Both humorous and poignant, Bungalow Kid recalls what it was like to spend a summer in the Catskills at the height of the region’s “glory days.”
The year is 1958. Philip, a twelve-year-old kid from the Bronx, is getting ready for his family’s annual trip upstate, where he’ll spend the summer in a bungalow colony in the tiny village of Loch Sheldrake, a faraway fairyland of mountains, lakes, starry nights, and dewy mornings. With his colony friends, he’ll explore the woods and fields, have an array of adventures, and even experience the special charm of a childhood summer romance. It was a time and place of wonderful memories wistfully looked back upon fifty years later, and lovingly recalled in this humorous and poignant memoir. What young Philip didn’t know was that there would never be another summer like this one.
He was not alone. In the 1950s, about two thousand bungalow colonies dotted the countryside of Sullivan and Ulster counties, catering to an estimated one million people a year who spent all or part of their summer in “The Mountains.” Among them were countless kids like Philip, who today carry with them the fondest of memories and a nostalgic longing for a precious moment in time that can never be equaled. Today, they find themselves returning to the country, seeking out the places where they stayed so long ago, only to find that the world has changed a lot in fifty years, and time has a way of erasing all evidence of a world that used to be. Bungalow Kid vividly recreates what it was like to be a city kid in the Catskills in the 1950s, and reaches out to all those kids, now grown, who would very much like to go back.
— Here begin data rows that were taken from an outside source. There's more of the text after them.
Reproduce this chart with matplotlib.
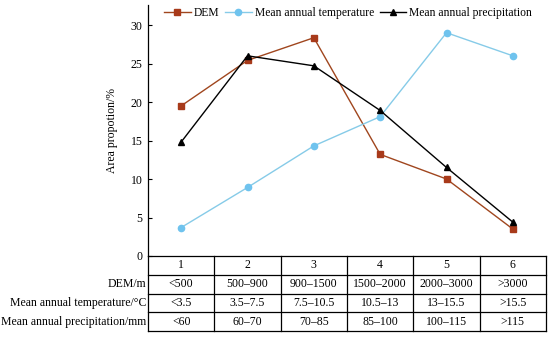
import matplotlib
matplotlib.use("Agg")
import matplotlib.pyplot as plt

plt.rcParams['font.family'] = ['Liberation Serif', 'DejaVu Serif']
plt.rcParams['font.size'] = 8.5

classes = [1, 2, 3, 4, 5, 6]
dem = [19.5, 25.4, 28.35, 13.2, 10.0, 3.5]
temperature = [3.7, 8.9, 14.3, 18.1, 29.0, 26.0]
precipitation = [14.8, 26.0, 24.7, 18.9, 11.5, 4.4]

row_labels = ["DEM/m", "Mean annual temperature/°C", "Mean annual precipitation/mm"]
dem_ranges = ["<500", "500–900", "900–1500", "1500–2000", "2000–3000", ">3000"]
temp_ranges = ["<3.5", "3.5–7.5", "7.5–10.5", "10.5–13", "13–15.5", ">15.5"]
prec_ranges = ["<60", "60–70", "70–85", "85–100", "100–115", ">115"]

W, H = 550, 337
fig = plt.figure(figsize=(W / 100, H / 100), dpi=100)

x0, x1 = 148, 546
ax = fig.add_axes([x0 / W, (H - 256) / H, (x1 - x0) / W, (256 - 5) / H])
ax.plot(classes, dem, color='#a0461e', lw=1.0, marker='s', ms=4.5,
        mfc='#a83a1a', mec='#a83a1a', label='DEM')
ax.plot(classes, temperature, color='#86cbe8', lw=1.0, marker='o', ms=4.5,
        mfc='#6fc3ee', mec='#6fc3ee', label='Mean annual temperature')
ax.plot(classes, precipitation, color='black', lw=1.0, marker='^', ms=4.5,
        label='Mean annual precipitation')
ax.set_xlim(0.5, 6.5)
ax.set_ylim(0, 32.6)
ax.set_yticks([0, 5, 10, 15, 20, 25, 30])
ax.tick_params(axis='y', direction='in', length=3, width=0.8, pad=4)
ax.set_xticks([])
for s in ['top', 'right', 'bottom']:
    ax.spines[s].set_visible(False)
ax.spines['left'].set_linewidth(0.9)
ax.set_ylabel('Area propotion/%', labelpad=9)
ax.legend(loc='upper left', bbox_to_anchor=(164 / W, (H - 7) / H), bbox_transform=fig.transFigure,
          ncol=3, frameon=False, handlelength=2.3, handletextpad=0.25,
          columnspacing=0.5, borderaxespad=0.0, borderpad=0.0, fontsize=8.35)

# table
tax = fig.add_axes([x0 / W, (H - 331) / H, (x1 - x0) / W, 75 / H])
tax.set_xlim(0.5, 6.5)
tax.set_ylim(0, 4)
tax.axis('off')
for y in range(5):
    tax.plot([0.5, 6.5], [y, y], color='black', lw=0.9, clip_on=False)
for xb in [0.5 + i for i in range(7)]:
    tax.plot([xb, xb], [0, 4], color='black', lw=0.9, clip_on=False)
rows = [[str(c) for c in classes], dem_ranges, temp_ranges, prec_ranges]
for r, vals in enumerate(rows):
    yc = 3.5 - r
    for c, v in zip(classes, vals):
        tax.text(c, yc, v, ha='center', va='center')
for r, lab in enumerate(row_labels):
    tax.annotate(lab, xy=(0.5, 2.5 - r), xytext=(-1, 0), textcoords='offset points',
                 ha='right', va='center', annotation_clip=False)

fig.savefig('out.png', dpi=100)
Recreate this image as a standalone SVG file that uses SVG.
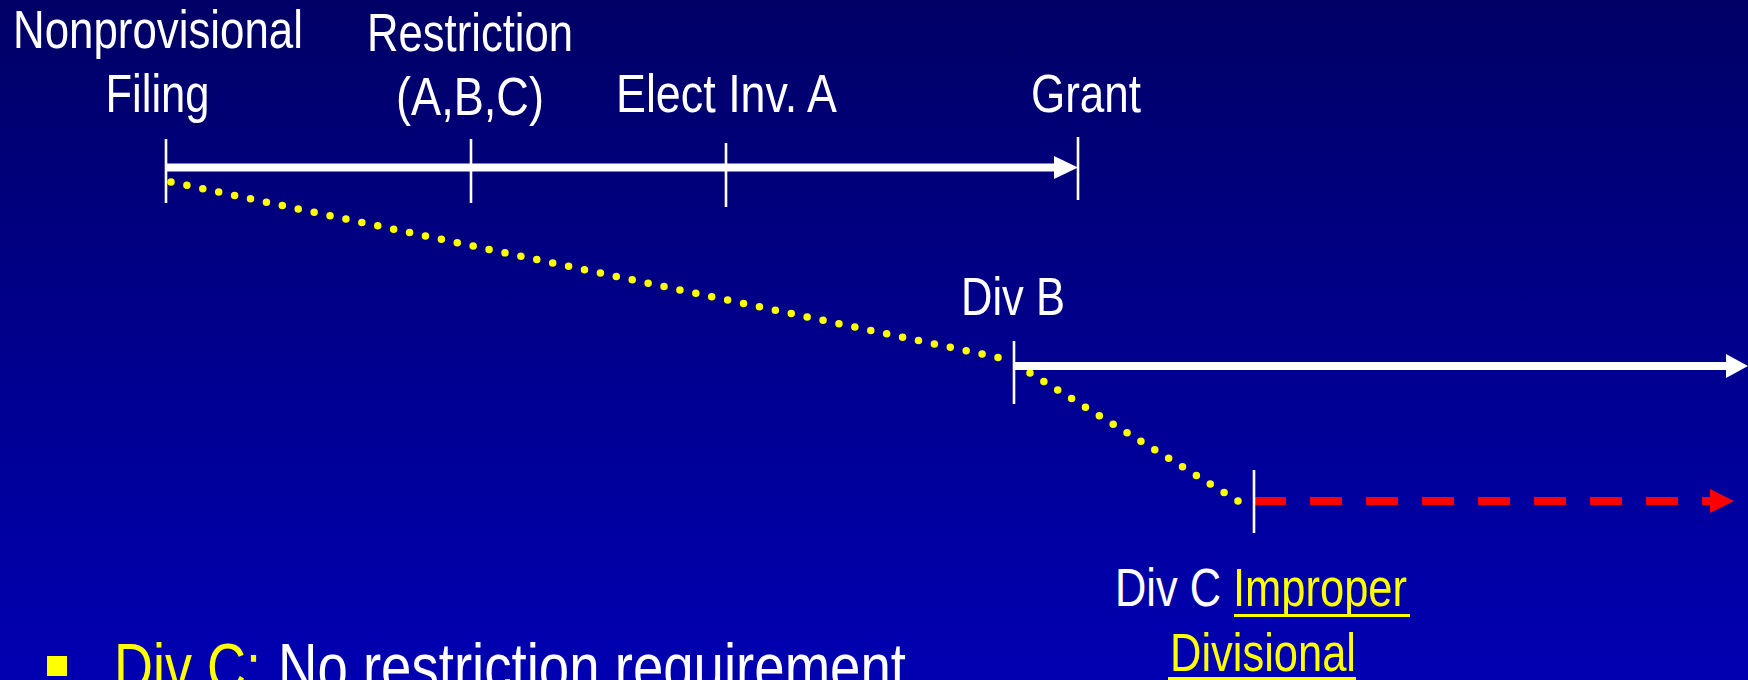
<svg xmlns="http://www.w3.org/2000/svg" width="1748" height="680" viewBox="0 0 1748 680">
<defs>
<linearGradient id="bg" x1="0" y1="0" x2="0" y2="1">
<stop offset="0" stop-color="#000066"/>
<stop offset="1" stop-color="#0000B2"/>
</linearGradient>
<style>
text{font-family:"Liberation Sans Narrow","Liberation Sans",Arial,sans-serif;fill:#FFFFFF;}
.lbl{font-size:53px;}
.big{font-size:66px;}
.yel{fill:#FFFF00;}
.tick{stroke:#FFFFFF;stroke-width:2.6;fill:none;}
.tl{stroke:#FFFFFF;stroke-width:8;fill:none;}
.head{fill:#FFFFFF;}
.dots{stroke:#FFFF00;stroke-width:7.5;stroke-linecap:round;fill:none;}
.red{stroke:#FF0000;stroke-width:8;stroke-dasharray:32 24;fill:none;}
.redhead{fill:#FF0000;}
.ul{fill:#FFFF00;}
</style>
</defs>
<rect x="0" y="0" width="1748" height="680" fill="url(#bg)"/>

<g id="connectors">
<line class="dots" x1="171" y1="182" x2="998.5" y2="357.6" stroke-dasharray="0 16.258"/>
<line class="dots" x1="1030" y1="373" x2="1238.4" y2="501.25" stroke-dasharray="0 16.28"/>
<line class="tl" x1="166" y1="167.5" x2="1055" y2="167.5"/>
<polygon class="head" points="1054,156 1078,167.5 1054,179"/>
<line class="tl" x1="1014" y1="366" x2="1727" y2="366"/>
<polygon class="head" points="1726,354 1748,366 1726,378"/>
<line class="red" x1="1254" y1="501" x2="1712" y2="501"/>
<polygon class="redhead" points="1710,489 1734,501 1710,513"/>
</g>

<g id="node-filing">
<line class="tick" x1="166" y1="139" x2="166" y2="203"/>
<text class="lbl" x="13" y="48" textLength="290" lengthAdjust="spacingAndGlyphs">Nonprovisional</text>
<text class="lbl" x="105.5" y="112" textLength="104" lengthAdjust="spacingAndGlyphs">Filing</text>
</g>

<g id="node-restriction">
<line class="tick" x1="471" y1="139" x2="471" y2="203"/>
<text class="lbl" x="367" y="51" textLength="206" lengthAdjust="spacingAndGlyphs">Restriction</text>
<text class="lbl" x="396" y="115" textLength="148" lengthAdjust="spacingAndGlyphs">(A,B,C)</text>
</g>

<g id="node-elect">
<line class="tick" x1="726" y1="143" x2="726" y2="207"/>
<text class="lbl" x="616" y="112" textLength="221" lengthAdjust="spacingAndGlyphs">Elect Inv. A</text>
</g>

<g id="node-grant">
<line class="tick" x1="1078" y1="137" x2="1078" y2="200"/>
<text class="lbl" x="1031" y="112" textLength="110" lengthAdjust="spacingAndGlyphs">Grant</text>
</g>

<g id="node-divb">
<line class="tick" x1="1014" y1="341" x2="1014" y2="404"/>
<text class="lbl" x="961" y="315" textLength="104" lengthAdjust="spacingAndGlyphs">Div B</text>
</g>

<g id="node-divc">
<line class="tick" x1="1254" y1="470" x2="1254" y2="533"/>
<text class="lbl" x="1115" y="606" textLength="106" lengthAdjust="spacingAndGlyphs">Div C</text>
<text class="lbl yel" x="1233" y="606" textLength="174" lengthAdjust="spacingAndGlyphs">Improper</text>
<rect class="ul" x="1234" y="614" width="176" height="3"/>
<text class="lbl yel" x="1170" y="671" textLength="186" lengthAdjust="spacingAndGlyphs">Divisional</text>
<rect class="ul" x="1168" y="677" width="188" height="3"/>
</g>

<g id="bullet">
<rect x="47" y="656" width="20" height="20" fill="#FFFF00"/>
<text class="big yel" x="114" y="690" textLength="147" lengthAdjust="spacingAndGlyphs">Div C:</text>
<text class="big" x="278" y="690" textLength="628" lengthAdjust="spacingAndGlyphs">No restriction requirement</text>
</g>
</svg>
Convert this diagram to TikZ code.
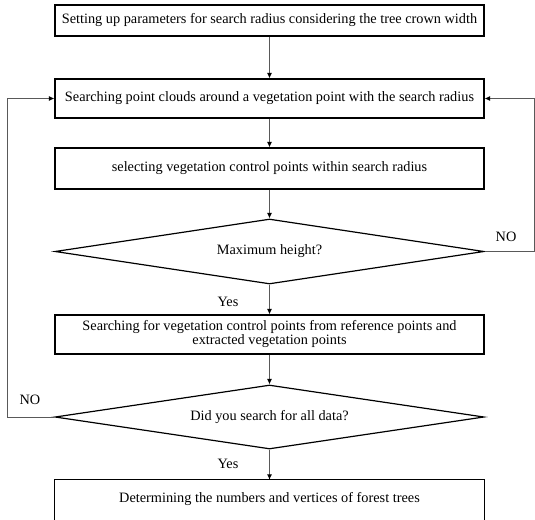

“…Ratzer lovingly describes life in ‘the mountains’ as experienced by a Bronx kid in the 1950s: playing pinball in the local casino, exercising the horses at a nearby dude ranch, eating his mom’s fresh blueberry jam on Wonder Bread after holding hands with his first summer crush … many readers will no doubt identify with this author’s whimsical recollection of a lost era.” — Hudson Valley Magazine
“For a 1950s kid from the Bronx, ‘The Mountains’ (Sullivan County, New York) was a familiar, essential, alternate universe. Philip Ratzer’s nexus was Pesekow’s Bungalow Colony on the shores of redundantly named Loch Sheldrake Lake. His affectionate, vivid recollections center on this small summer resort and the adjacent village of Loch Sheldrake. Ruby the Knish Man, who stopped at Pesekow’s, was the traveling culinary troubadour of all of our Catskill memories. Phil’s adventures remain alive to all of us—the superannuated Bungalow Kids—no matter where we summer today.” — Irwin Richman, author of Borscht Belt Bungalows: Memories of Catskill Summers
“Philip Ratzer’s story is a tender reminiscence, written in the style of the preteen bungalow dweller whose life is his subject. Unable to catch ourselves from sliding into our own youth, we are propelled back to that simplicity of summer pleasure, rooting for whatever we want to have happened there. Fifty years of memory, prompted by a return visit, brings us to the utter magic of the Catskills which shaped so many lives. Bungalow Kid is a joy and a treasure.” — Phil Brown, author of Catskill Culture: A Mountain Rat’s Memories of the Great Jewish Resort Area and editor of In the Catskills: A Century of the Jewish Experience in “The Mountains”
Philip Ratzer is a retired high school English teacher. He lives in upstate New York.